Jan 04, 2013
What do a planet-sized, frigid moon and a small galaxy have in common?
The Magellanic Clouds consist of two dwarf galaxies in proximity to the Milky Way. According to astronomers, they are orbiting our galaxy and might have once been part of it.
The Small Magellanic Cloud (SMC) is approximately 200,000 light-years from Earth, as astronomers gauge distance, and is no more than a smudge of light to the naked eye. Both galaxies were first seen by the European explorer Ferdinand Magellan during his global circumnavigation in 1519. The people of Australia have known about their existence for thousands of years, however.
According to astronomers from the Spitzer Space Telescope team, the SMC is interesting because it “is very similar to young galaxies thought to populate the universe billions of years ago.” A lack of heavy elements—20% of those found in the Milky Way, for example—leads then to conclude that its stellar population has not had time to transmute the hydrogen in their thermonuclear cores into nitrogen, carbon, and oxygen, the “elements of life.”
In the false-color image at the top of the page, infrared data from Spitzer’s supercooled detectors is highlighted according to light frequencies: blue reveals what are thought to be older stars, green indicates organic dust streams, composed of “tholins” flowing in and around the SMC, and red relates to hypothetical star-forming dust clouds, or proplyds.
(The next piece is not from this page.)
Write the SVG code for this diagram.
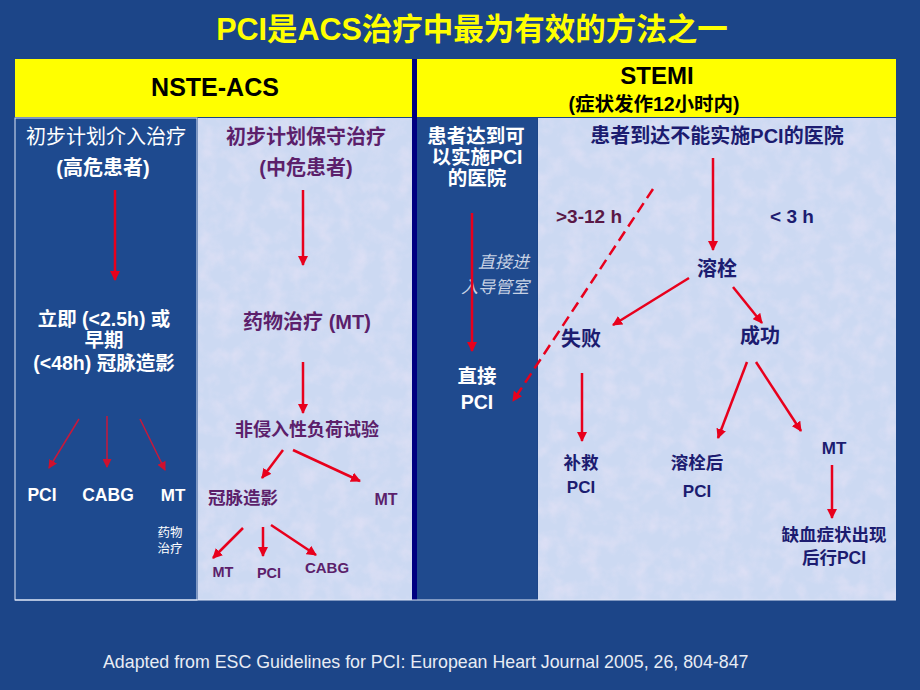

Tholins are large organic molecules found outside our planet that arise when ultraviolet light interacts with smaller molecules. They cannot exist naturally on Earth, because the atmospheric oxygen would quickly destroy them. They can be synthesized in laboratory isolation, however, by sending electric arcs through various combinations of methane and ammonia.
Tholins are primarily a rusty color, which could help to explain the reddish-orange hue of Titan’s atmosphere, where there is almost no oxygen. The Cassini spacecraft, currently in orbit around Saturn, detected “large molecules” when it flew within 800 kilometers of Titan’s surface. The molecules remain unknown, however, because Cassini does not carry the necessary instruments to identify them.
It is not a coincidence that electric arcs are used to create tholins in the laboratory. The Huygens probe found high concentrations of charged particles in the lower atmosphere of Titan, so intense electrical activity could have been responsible for the formation of organic molecules there, as well. Perhaps the reddish-brown “soot” that covers several of Saturn’s moons also contains tholins.
The green-tagged material flowing through the SMC belongs to a structure known as the Magellanic Stream. The Magellanic Stream is composed mainly of hydrogen gas, with tholin compounds mixed in.
Close examination of the Stream’s formation reveals it to be filamentary. As has been noted in past Picture of the Day articles, filaments in gas clouds are a sign of electric currents flowing through dusty plasma. The current flow creates vortex structures that gradually morph into distorted wisps and curlicues of glowing matter. The distorted filaments have been observed in laboratory experiments, as well as in Earth’s aurorae, and other planets, such as Jupiter.
Stars, galaxies, and planets are all moving through plasma in space and are affected by electric currents. Whether great streams of intergalactic plasma, electric arcs in the laboratory, or lightning discharges between planets, the observations all point to electricity as the active agent.